No love for Buffalo?

@aron_41d: Why, why, why no love for #ufc210

Oh man. I’m not going to make fun of Buffalo, here -- you guys brought the world buffalo wings and you’ve got Niagara Falls just down the way, and that’s enough to forever make your city good with me. But unfortunately, you’re catching the tail end of the fallout from that super-stacked run in November and December -- where UFC 205 had three title fights, UFC 207 two, and even the cards in between had more title fights (Demetrious Johnson vs. Tiim Elliot at the TUF 24 Finale) or more big names (Paige VanZant and Urijah Faber both competing in Sacramento).

Since then? You know the story by now. The original UFC 208 in Anaheim was canceled (oops, I mean “postponed”). A women’s featherweight title fight minus the one woman who should be wearing the belt was created for UFC 208. UFC 209, on paper, should have been awesome, but wasn’t. And not only was the timing not quite right for UFC 210 in Buffalo, but we’ve run out of Anderson Silvas to add at the last minute.

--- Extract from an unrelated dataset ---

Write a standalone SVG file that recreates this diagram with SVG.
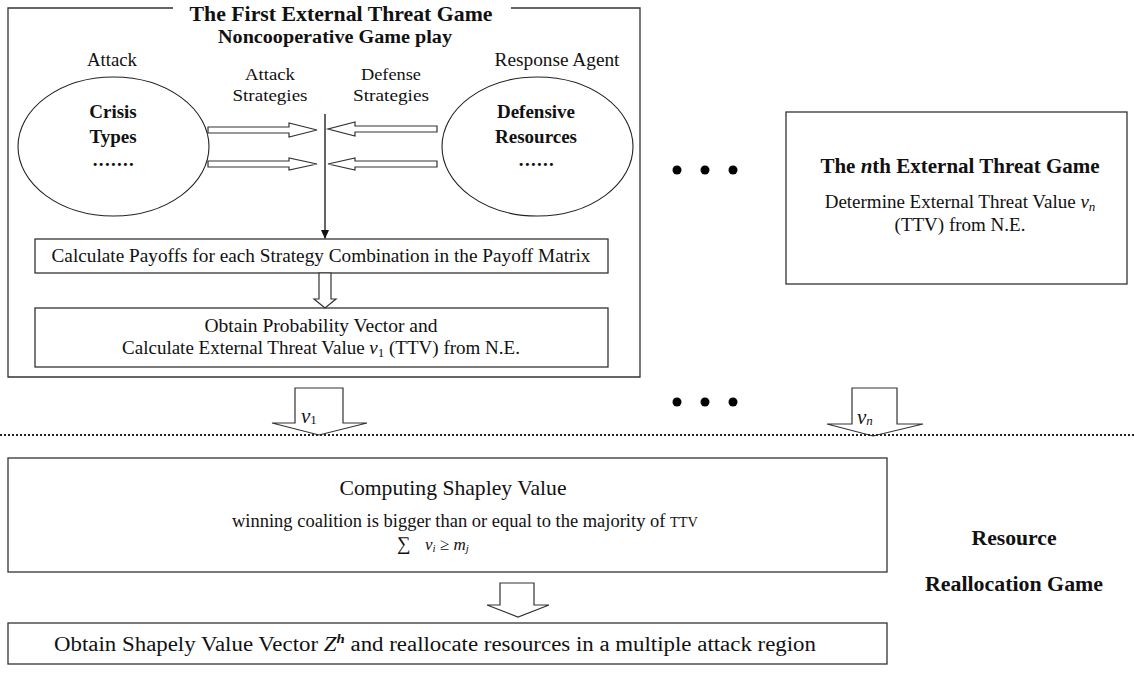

Part of this is plainly because there’s no more Uncle Lorenzo to persuade fighters to accept bouts and fight dates as favors was the company really needed it. Most of it is just the circumstances. Hopefully WME will learn as it goes and better plan out the events around their supercards so we don’t have another stretch like the one we’ve endured the pas couple months. That might not be much consolation for Buffalo, but hey ... you can do worse for main events than the Daniel Cormier-Anthony Johnson rematch. Just cross your fingers it makes it to the cage.

UFC 211, though

@auggie85: How awesome does 211 look though? Hell of a card

You mean the May 13 show in Dallas with Stipe Miocic vs. Junior dos Santos; Joanna Jedrzejczyk vs. Jessica Andrade; Edgar-Rodriguez; Demian Maia vs. Jorge Masvidal; Eddie Alvarez vs. Dustin Poirier; and Henry Cejudo vs. Sergio Pettis? That one? Yeah, this is the best card since UFC 207. I’m willing to pretend 2017 doesn’t officially start until this card if y’all are. And with that, let’s also not speak of it again until May 13.